Fintan O’Toole delivers the annual Robert Fagles Memorial Lecture entitled, “Dracula and Home Rule: History, Horror and a Dream of Reconciliation.” Bram Stoker’s Dracula may not be the greatest of Irish novels but it is certainly the one that has had the most influence on global popular culture. The novel is set in Transylvania and in England. Ireland is not mentioned and none of the characters is Irish. But in this lecture O’Toole suggests that Stoker, as a supporter of the contemporary cause of Home Rule for Ireland is, among other things, trying to create a myth in which the recurring divisions of Irish history, the undead antagonisms between Protestant and Catholic, are finally laid to rest. In the face of a greater evil, Stoker’s characters must bring Catholic and Protestant, peasant and aristocrat, tradition and modernity, together. The stake through Dracula’s heart is also an imaginary end of Irish history.

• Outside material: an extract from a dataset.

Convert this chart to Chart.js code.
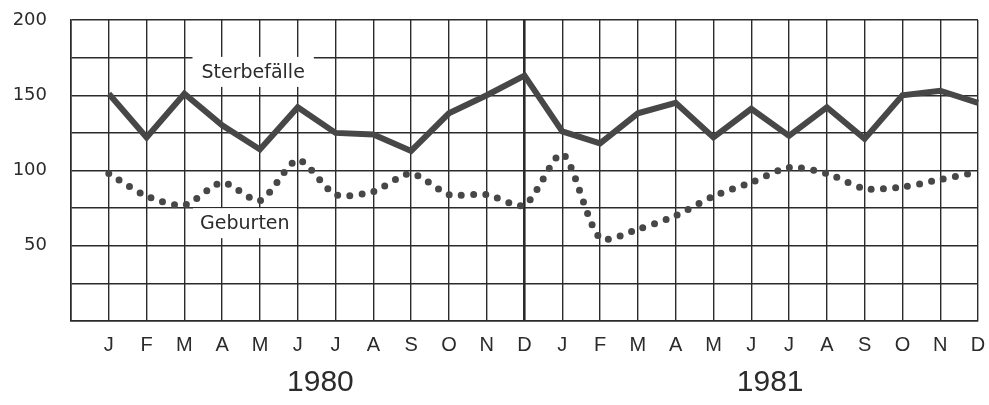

O’Toole will be introduced by Jane Cox, Director of the Program in Theater & Music Theater at the Lewis Center for the Arts.
About Fintan O’Toole
Fintan O’Toole’s books on politics include the recent best sellers We Don’t Know Ourselves: A Personal History of Modern Ireland and Heroic Failure: Brexit and the Politics of Pain. His books on theater include works on William Shakespeare, George Bernard Shaw, Richard Brinsley Sheridan, and Thomas Murphy. He regularly contributes to The New York Review of Books, The New Yorker, Granta, The Guardian, The Observer, and other international publications. In 2011, The Observer named O’Toole one of “Britain’s top 300 intellectuals.” He has received the A.T. Cross Award for Supreme Contribution to Irish Journalism, the Millennium Social Inclusion Award, Journalist of the Year in 2010, the Orwell Prize, and the European Press Prize. O’Toole’s History of Ireland in 100 Objects, which covers 100 highly charged artifacts from the last 10,000 years, is currently the basis for Ireland’s postage stamps. He has recently been appointed official biographer of Nobel Prize-winning poet Seamus Heaney. In 2023, O’Toole was named an International Honorary Member of the American Academy of Arts and Sciences.
Tickets & Details
The lecture is free and open to the public; no advance tickets or registration required.
Directions
Get directions to the James Stewart Film Theater, located on the first floor at 185 Nassau Street.
Accessibility
The James Stewart Film Theater is an accessible venue. Visit our Venues and Studios section for accessibility information at our various locations. Guests in need of access accommodations are invited to contact the Lewis Center at 609-258-5262 or email LewisCenter@princeton.edu at least one week in advance of the event date.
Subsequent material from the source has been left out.